The FMCSA does not have a maximum age limit for drivers of commercial motor vehicles, unlike that of the FAA concerning pilots. All drivers are subject to the medical qualifications of the medical certification requirements of CFR 391.
But the question remains, how do we, as transportation managers, know when it is time to ask for a driver’s keys that can no longer operate safely?
Here are a few suggestions:
- Develop a proactive safety and loss control program with policies and procedures that are not biased to age.
- Require all drivers to have physical examinations completed by an FMCSA-registered medical examiner with a relationship with your company.
- Develop job descriptions and job requirements for all positions based on the actual requirements of the job activity
- Implement a defensive driver training program with updated training annually for all drivers.
- Administer structured check rides at least annually to all drivers to access the driver’s skills and abilities.
- Develop a continuing relationship with all drivers to keep an open line of communication regarding their ability to complete their driving responsibilities safely.
- Be vigilant and observant of the actions of all drivers.
CVSA Announces 2023 Enforcement Blitz Dates
International Roadcheck, an annual three-day event when CVSA-certified inspectors conduct compliance, enforcement, and educational initiatives targeted at various elements of motor carrier, vehicle, and driver safety, is scheduled for May 16-18, 2023.

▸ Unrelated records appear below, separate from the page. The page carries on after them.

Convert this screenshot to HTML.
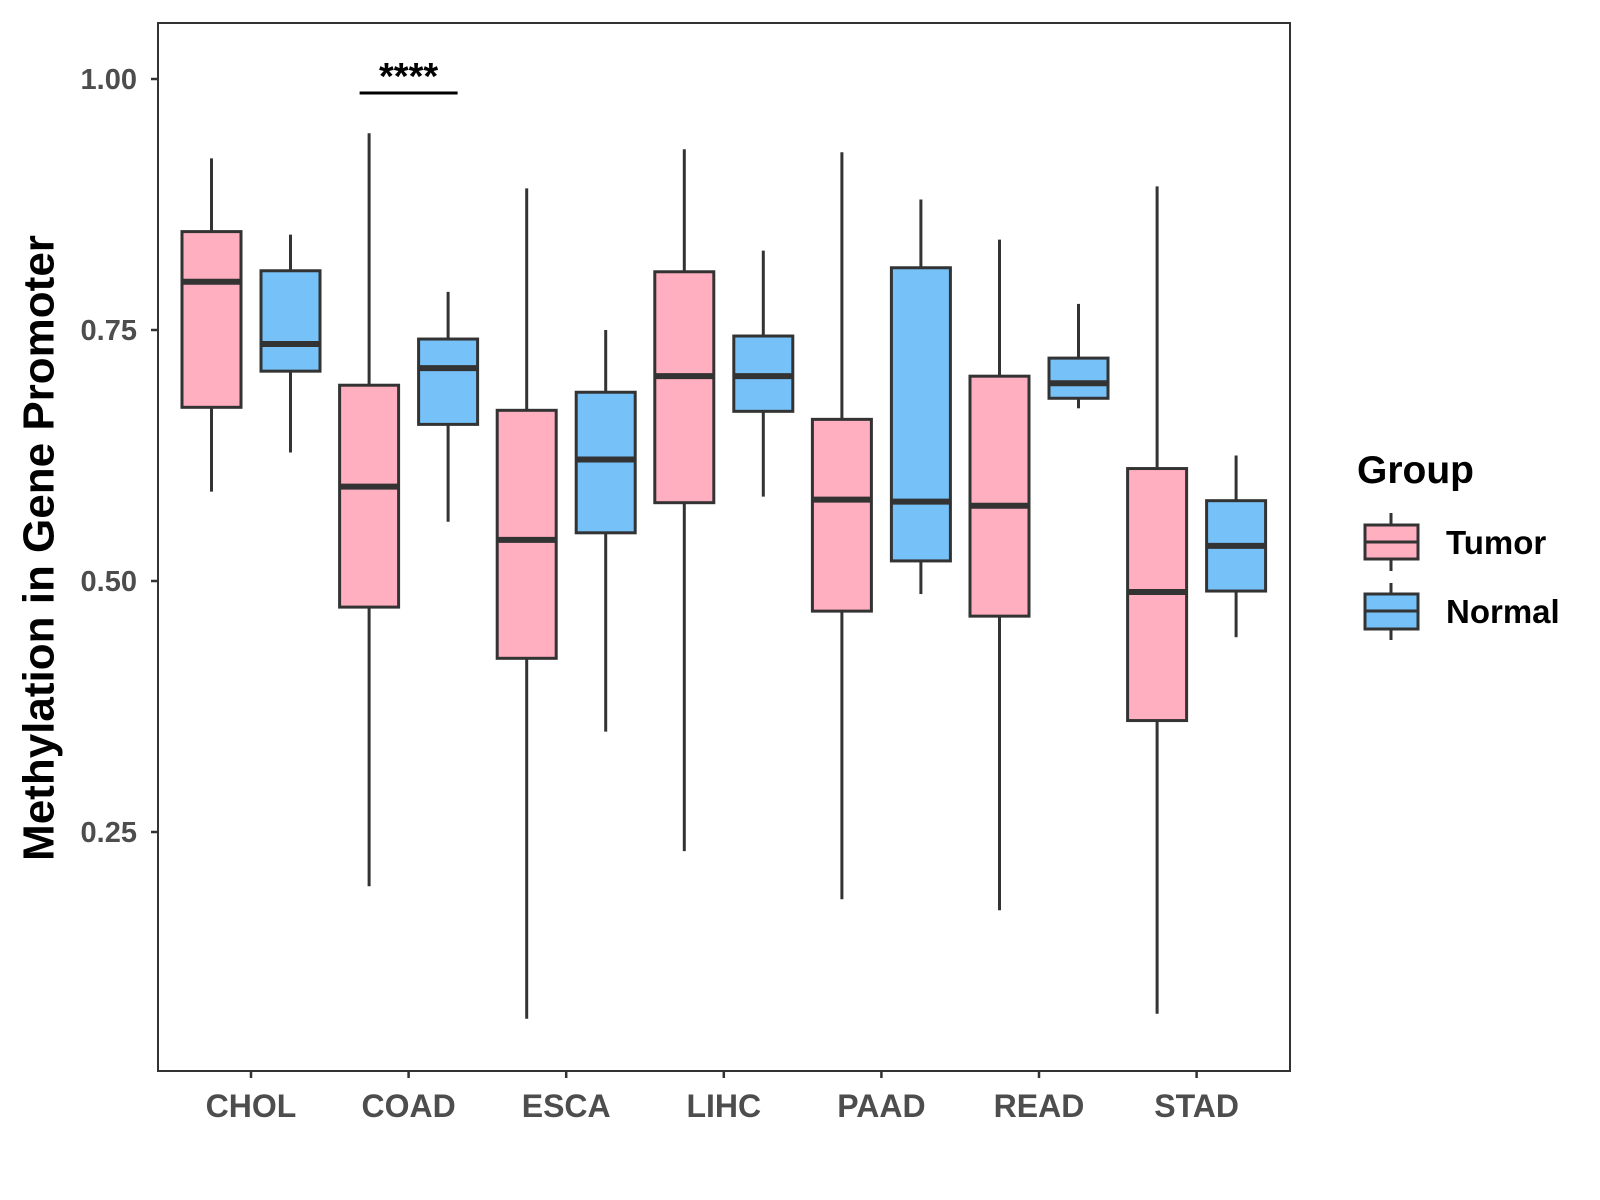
<!DOCTYPE html>
<html><head><meta charset="utf-8"><style>
html,body{margin:0;padding:0;background:#fff;}
svg{display:block;font-family:"Liberation Sans",Arial,sans-serif;}
</style></head><body>
<svg id="chart" width="1600" height="1200" viewBox="0 0 1600 1200">
<rect x="0" y="0" width="1600" height="1200" fill="#fff"/>
<g id="plot"></g>
<rect x="158" y="23" width="1132" height="1048" fill="none" stroke="#333" stroke-width="2"/>
<text x="39" y="548" transform="rotate(-90 39 548)" text-anchor="middle" dominant-baseline="central" font-size="44" font-weight="bold" fill="#000">Methylation in Gene Promoter</text>
<g>
<text x="1357" y="483" font-size="39" font-weight="bold" fill="#000">Group</text>
<g>
<line x1="1391" y1="513" x2="1391" y2="571" stroke="#333" stroke-width="3"/>
<rect x="1365" y="525" width="53" height="34" fill="#FFAFC0" stroke="#333" stroke-width="3"/>
<line x1="1365" y1="542" x2="1418" y2="542" stroke="#333" stroke-width="3"/>
<text x="1446" y="554" font-size="33" font-weight="bold" fill="#000">Tumor</text>
</g>
<g>
<line x1="1391" y1="583" x2="1391" y2="640" stroke="#333" stroke-width="3"/>
<rect x="1365" y="594" width="53" height="35" fill="#76C1F8" stroke="#333" stroke-width="3"/>
<line x1="1365" y1="611" x2="1418" y2="611" stroke="#333" stroke-width="3"/>
<text x="1446" y="623" font-size="33" font-weight="bold" fill="#000">Normal</text>
</g>
</g>
</svg>
<script>
const categories = ["CHOL","COAD","ESCA","LIHC","PAAD","READ","STAD"];
const tumorLow = [0.589,0.196,0.064,0.231,0.183,0.172,0.069];
const tumorQ1 = [0.673,0.474,0.423,0.578,0.470,0.465,0.361];
const tumorMed = [0.798,0.594,0.541,0.704,0.581,0.575,0.489];
const tumorQ3 = [0.848,0.695,0.670,0.808,0.661,0.704,0.612];
const tumorHigh = [0.921,0.946,0.891,0.930,0.927,0.840,0.893];
const normalLow = [0.628,0.559,0.350,0.584,0.487,0.672,0.444];
const normalQ1 = [0.709,0.656,0.548,0.669,0.520,0.682,0.490];
const normalMed = [0.736,0.712,0.621,0.704,0.579,0.697,0.535];
const normalQ3 = [0.809,0.741,0.688,0.744,0.812,0.722,0.580];
const normalHigh = [0.845,0.788,0.750,0.829,0.880,0.776,0.625];
const yTicks = [0.25,0.50,0.75,1.00];
const yTickLabels = ["0.25","0.50","0.75","1.00"];
const sigLabel = "****";

const NS="http://www.w3.org/2000/svg";
const g=document.getElementById('plot');
function yS(v){return 79+(1-v)*1004;}
function xS(i){return 251+i*157.6;}
function mk(tag,attrs,parent){const e=document.createElementNS(NS,tag);for(const k in attrs)e.setAttribute(k,attrs[k]);(parent||g).appendChild(e);return e;}

yTicks.forEach((t,i)=>{
  const y=yS(t);
  const tk=mk('line',{x1:151,x2:158,y1:y,y2:y,stroke:'#333','stroke-width':2.5});
  
  
  const tx=mk('text',{x:137,y:y+1,'text-anchor':'end','dominant-baseline':'central','font-size':29,'font-weight':'bold',fill:'#4d4d4d'});
  tx.textContent=yTickLabels[i];
  
  
});
categories.forEach((c,i)=>{
  const x=xS(i);
  const tk=mk('line',{x1:x,x2:x,y1:1071,y2:1078,stroke:'#333','stroke-width':2.5});
  
  
  const tx=mk('text',{x:x,y:1106,'text-anchor':'middle','dominant-baseline':'central','font-size':32,'font-weight':'bold',fill:'#4d4d4d'});
  tx.textContent=c;
  
  
});
function box(cx,lo,q1,md,q3,hi,fill,name){
  const grp=mk('g',{});
  
  
  mk('line',{x1:cx,x2:cx,y1:yS(hi),y2:yS(q3),stroke:'#333','stroke-width':3},grp);
  mk('line',{x1:cx,x2:cx,y1:yS(q1),y2:yS(lo),stroke:'#333','stroke-width':3},grp);
  mk('rect',{x:cx-29.5,y:yS(q3),width:59,height:yS(q1)-yS(q3),fill:fill,stroke:'#333','stroke-width':3},grp);
  mk('line',{x1:cx-29.5,x2:cx+29.5,y1:yS(md),y2:yS(md),stroke:'#333','stroke-width':6},grp);
}
categories.forEach((c,i)=>{
  box(xS(i)-39.5,tumorLow[i],tumorQ1[i],tumorMed[i],tumorQ3[i],tumorHigh[i],'#FFAFC0','box-tumor-'+c.toLowerCase());
  box(xS(i)+39.5,normalLow[i],normalQ1[i],normalMed[i],normalQ3[i],normalHigh[i],'#76C1F8','box-normal-'+c.toLowerCase());
});
const sb=mk('line',{x1:xS(1)-49,x2:xS(1)+49,y1:93,y2:93,stroke:'#000','stroke-width':3});


const st=mk('text',{x:xS(1),y:89,'text-anchor':'middle','font-size':38,'font-weight':'bold',fill:'#000'});
st.textContent=sigLabel;


</script>
</body></html>
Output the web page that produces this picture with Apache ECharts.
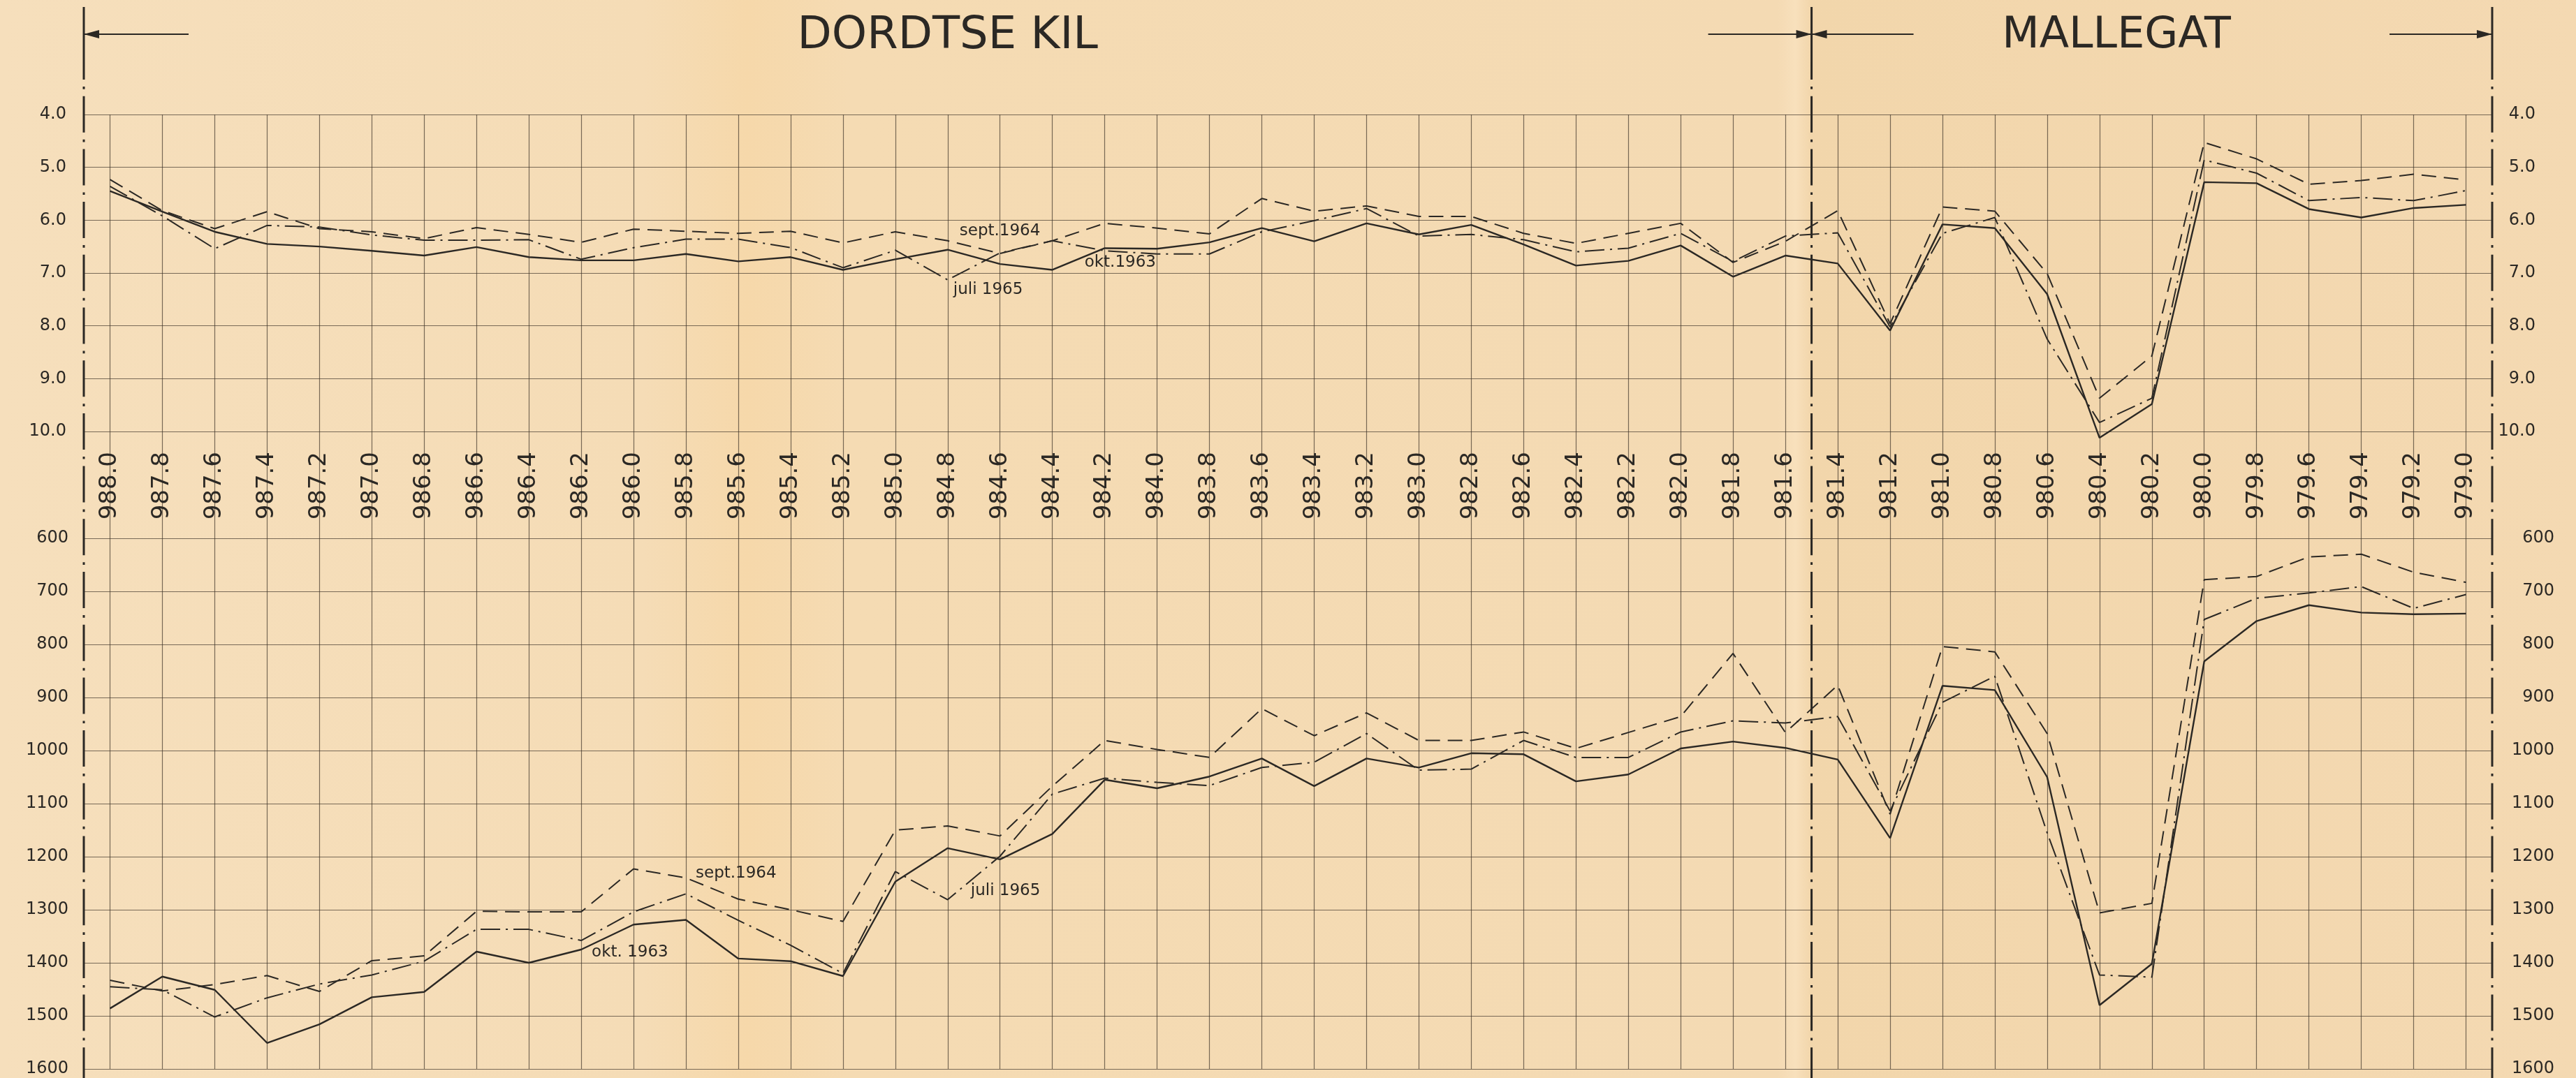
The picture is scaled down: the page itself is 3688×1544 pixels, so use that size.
<!DOCTYPE html>
<html>
<head>
<meta charset="utf-8">
<title>Dordtse Kil - Mallegat</title>
<script src="https://cdn.jsdelivr.net/npm/echarts@6/dist/echarts.min.js"></script>
<style>
  html, body { margin: 0; padding: 0; background: #f5dcb7; }
  #chart { width: 3688px; height: 1544px; }
</style>
</head>
<body>
<div id="chart"></div>
<script>
// kilometrering (rivier-km), van links naar rechts
const km = ['988.0','987.8','987.6','987.4','987.2','987.0','986.8','986.6','986.4','986.2',
  '986.0','985.8','985.6','985.4','985.2','985.0','984.8','984.6','984.4','984.2',
  '984.0','983.8','983.6','983.4','983.2','983.0','982.8','982.6','982.4','982.2',
  '982.0','981.8','981.6','981.4','981.2','981.0','980.8','980.6','980.4','980.2',
  '980.0','979.8','979.6','979.4','979.2','979.0']

// bovenste grafiek (4.0 - 10.0)
const diepteOkt1963 = [5.45,5.84,6.22,6.45,6.50,6.58,6.67,6.51,6.70,6.76,
  6.76,6.64,6.78,6.70,6.94,6.74,6.56,6.83,6.94,6.53,
  6.54,6.42,6.15,6.40,6.06,6.27,6.09,6.46,6.86,6.77,
  6.48,7.07,6.67,6.82,8.09,6.08,6.15,7.40,10.12,9.48,
  5.28,5.30,5.79,5.95,5.77,5.71]
const diepteSep1964 = [5.23,5.82,6.16,5.84,6.16,6.22,6.35,6.14,6.27,6.42,
  6.17,6.21,6.25,6.21,6.43,6.22,6.39,6.63,6.39,6.06,
  6.15,6.26,5.59,5.83,5.73,5.93,5.93,6.25,6.44,6.25,
  6.06,6.80,6.40,5.82,7.96,5.75,5.83,7.01,9.37,8.57,
  4.53,4.84,5.32,5.25,5.13,5.24]
const diepteJul1965 = [5.36,5.92,6.54,6.10,6.13,6.28,6.38,6.38,6.37,6.74,
  6.52,6.36,6.36,6.52,6.90,6.57,7.13,6.62,6.39,6.58,
  6.64,6.64,6.22,6.01,5.78,6.30,6.27,6.37,6.60,6.53,
  6.25,6.78,6.30,6.24,8.02,6.25,5.95,8.25,9.83,9.37,
  4.86,5.11,5.63,5.57,5.63,5.44]

// onderste grafiek (600 - 1600)
const waardeOkt1963 = [1486,1426,1451,1551,1516,1465,1455,1379,1400,1375,
  1328,1319,1392,1397,1425,1247,1184,1205,1157,1055,
  1071,1049,1015,1067,1015,1032,1005,1007,1058,1045,
  996,983,995,1017,1165,878,886,1050,1480,1402,
  832,756,726,740,743,742]
const waardeSep1964 = [1433,1453,1441,1424,1454,1396,1387,1303,1304,1304,
  1223,1240,1280,1300,1322,1150,1142,1161,1067,981,
  998,1013,921,972,929,981,981,965,996,966,
  936,817,966,877,1120,804,814,968,1306,1288,
  678,672,635,630,664,683]
const waardeJul1965 = [1445,1451,1502,1466,1440,1423,1397,1337,1337,1358,
  1304,1270,1320,1367,1420,1228,1281,1199,1082,1052,
  1060,1066,1032,1022,968,1037,1035,981,1013,1013,
  965,944,948,936,1114,909,860,1155,1423,1427,
  753,713,703,691,732,706]

const ink = '#2b2824'
const gridInk = 'rgba(60,50,40,0.68)'
const font = 'DejaVu Sans'

const dashed = [21, 11]
const dashDot = [28, 8, 3, 8]

function lijn(name, data, idx, type, width) {
  return {
    name: name,
    type: 'line',
    xAxisIndex: idx,
    yAxisIndex: idx * 2,
    data: data,
    symbol: 'none',
    clip: false,
    silent: true,
    lineStyle: { color: ink, width: width, type: type }
  }
}

function yAs(gridIndex, min, max, interval, pos, margin, digits, split) {
  return {
    type: 'value',
    gridIndex: gridIndex,
    position: pos,
    inverse: true,
    min: min,
    max: max,
    interval: interval,
    axisLine: { show: false },
    axisTick: { show: false },
    splitLine: { show: split, lineStyle: { color: gridInk, width: 1.2 } },
    axisLabel: {
      fontFamily: font,
      fontSize: 24,
      color: ink,
      margin: margin,
      align: 'right',
      formatter: v => v.toFixed(digits)
    }
  }
}

const chartDom = document.getElementById('chart')
const chart = echarts.init(chartDom)

const option = {
  animation: false,
  backgroundColor: {
    type: 'linear', x: 0, y: 0, x2: 1, y2: 0,
    colorStops: [
      { offset: 0, color: '#f6dfbc' },
      { offset: 0.25, color: '#f5dcb6' },
      { offset: 0.29, color: '#f6d8aa' },
      { offset: 0.33, color: '#f5dbb3' },
      { offset: 0.69, color: '#f4dab3' },
      { offset: 0.697, color: '#f8e0bc' },
      { offset: 0.703, color: '#f2d6ab' },
      { offset: 1, color: '#f4d9b2' }
    ]
  },
  textStyle: { fontFamily: font },
  grid: [
    { left: 120, right: 120, top: 164, height: 454 },
    { left: 120, right: 120, top: 771, height: 760 },
    // alleen voor de verticale lijnen door beide grafieken heen
    { left: 120, right: 120, top: 164, height: 1367 }
  ],
  xAxis: [
    {
      type: 'category', gridIndex: 0, data: km, boundaryGap: true,
      axisLine: { show: false }, axisTick: { show: false }, splitLine: { show: false },
      axisLabel: { interval: 0, rotate: 90, margin: 29, fontFamily: font, fontSize: 34, color: ink }
    },
    {
      type: 'category', gridIndex: 1, data: km, boundaryGap: true,
      axisLine: { show: false }, axisTick: { show: false }, axisLabel: { show: false }, splitLine: { show: false }
    },
    {
      type: 'category', gridIndex: 2, data: km, boundaryGap: true,
      axisLine: { show: false }, axisLabel: { show: false }, splitLine: { show: false },
      axisTick: { show: true, interval: 0, alignWithLabel: true, inside: true, length: 1367,
        lineStyle: { color: gridInk, width: 1.2 } }
    }
  ],
  yAxis: [
    yAs(0, 4, 10, 1, 'left', 25, 1, true),
    yAs(0, 4, 10, 1, 'right', 62, 1, false),
    yAs(1, 600, 1600, 100, 'left', 22, 0, true),
    yAs(1, 600, 1600, 100, 'right', 89, 0, false),
    { type: 'value', gridIndex: 2, min: 0, max: 1, show: false }
  ],
  series: [
    lijn('okt. 1963', diepteOkt1963, 0, 'solid', 2.4),
    lijn('sept. 1964', diepteSep1964, 0, dashed, 2),
    lijn('juli 1965', diepteJul1965, 0, dashDot, 2),
    lijn('okt. 1963', waardeOkt1963, 1, 'solid', 2.4),
    lijn('sept. 1964', waardeSep1964, 1, dashed, 2),
    lijn('juli 1965', waardeJul1965, 1, dashDot, 2)
  ]
}

chart.setOption(option)

// decoratie: grenslijnen, pijlen, titels en bijschriften
const px = (grid, cat, val) => chart.convertToPixel({ xAxisIndex: grid, yAxisIndex: grid * 2 }, [cat, val])
const L = 120
const R = 3688 - 120
const MID = (px(0, '981.6', 4)[0] + px(0, '981.4', 4)[0]) / 2
const arrowY = 49
const H = 1544

const graphic = []

function grens(x) {
  graphic.push({ type: 'line', silent: true, shape: { x1: x, y1: 10, x2: x, y2: 89 },
    style: { stroke: ink, lineWidth: 3 } })
  graphic.push({ type: 'line', silent: true, shape: { x1: x, y1: 89, x2: x, y2: H },
    style: { stroke: ink, lineWidth: 3, lineDash: [52, 10, 3.7, 10], lineDashOffset: 27 } })
}
grens(L); grens(MID); grens(R)

function pijl(from, tip) {
  const dir = tip > from ? 1 : -1
  graphic.push({ type: 'line', silent: true, shape: { x1: from, y1: arrowY, x2: tip, y2: arrowY },
    style: { stroke: ink, lineWidth: 2 } })
  graphic.push({ type: 'polygon', silent: true,
    shape: { points: [[tip, arrowY], [tip - dir * 22, arrowY - 6], [tip - dir * 22, arrowY + 6]] },
    style: { fill: ink } })
}
pijl(L + 150, L)
pijl(MID - 148, MID)
pijl(MID + 146, MID)
pijl(R - 147, R)

graphic.push({ type: 'text', silent: true, x: (L + MID) / 2, y: arrowY + 3,
  style: { text: 'DORDTSE KIL', font: '64px "DejaVu Sans"', fill: ink, align: 'center', verticalAlign: 'middle' } })
graphic.push({ type: 'text', silent: true, x: 3030, y: arrowY + 3,
  style: { text: 'MALLEGAT', font: '62px "DejaVu Sans"', fill: ink, align: 'center', verticalAlign: 'middle' } })

const bijschriften = [
  { text: 'sept.1964', grid: 0, cat: '984.8', val: 6.21, dx: 17 },
  { text: 'okt.1963', grid: 0, cat: '984.4', val: 6.80, dx: 46 },
  { text: 'juli 1965', grid: 0, cat: '984.8', val: 7.32, dx: 8 },
  { text: 'sept.1964', grid: 1, cat: '985.8', val: 1232, dx: 14 },
  { text: 'okt. 1963', grid: 1, cat: '986.2', val: 1380, dx: 15 },
  { text: 'juli 1965', grid: 1, cat: '984.8', val: 1264, dx: 33 }
]
bijschriften.forEach(b => {
  const p = px(b.grid, b.cat, b.val)
  graphic.push({ type: 'text', silent: true, x: p[0] + b.dx, y: p[1],
    style: { text: b.text, font: '23px "DejaVu Sans"', fill: ink, align: 'left', verticalAlign: 'middle' } })
})

chart.setOption({ graphic: graphic })
</script>
</body>
</html>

Operation Airbrake Program
CVSA’s 2023 Operation Airbrake Program consists of two annual brake safety campaigns. Brake Safety Week is scheduled for Aug. 20-26. There will also be an unannounced one-day brake safety enforcement initiative, which may be held at any time. It took place this year in late April.
Operation Safe Driver Week
Operation Safe Driver Week, a safe-driving awareness and outreach initiative aimed at improving the driving behaviors of passenger vehicle drivers and commercial motor vehicle drivers through educational and traffic enforcement strategies and interactions with law enforcement, is set for July 9-15.
FMCSA Renews Yard-Move Exemption for ELDs for Another Five Years
The Federal Motor Carrier Safety Administration has renewed an exemption, initially requested by United Parcel Service, that allows: (1) all motor carriers and drivers that use portable, driver-based ELDs to record engine data only when the driver is in a commercial motor vehicle and the engine is powered, and (2) all motor carriers to configure an ELD with a yard-move mode that does not require a driver to re-input yard-move status every time the tractor is powered off.
The exemption allows CMV drivers using portable electronic ELDs to manually record data that would otherwise be required to be automatically recorded when a driver indicates a change of duty status or logs in or out of an ELD (49 CFR 395.26(c) and 395.26(g)). Under the exemption, those requirements do not apply to a driver using a portable ELD unless the driver is in the CMV with the engine powered.
The exemption also allows motor carriers to configure their ELD devices so that a driver can enter yard moves under 49 CFR 395.38(a)(1)(ii) without complying with section 126.96.36.199.2(e) of appendix A to subpart B of part 395 which requires a driver’s yard move status to re-set to “none” if the ELD or CMV’s engine goes through a power-off cycle or the CMV’s engine turns off then on.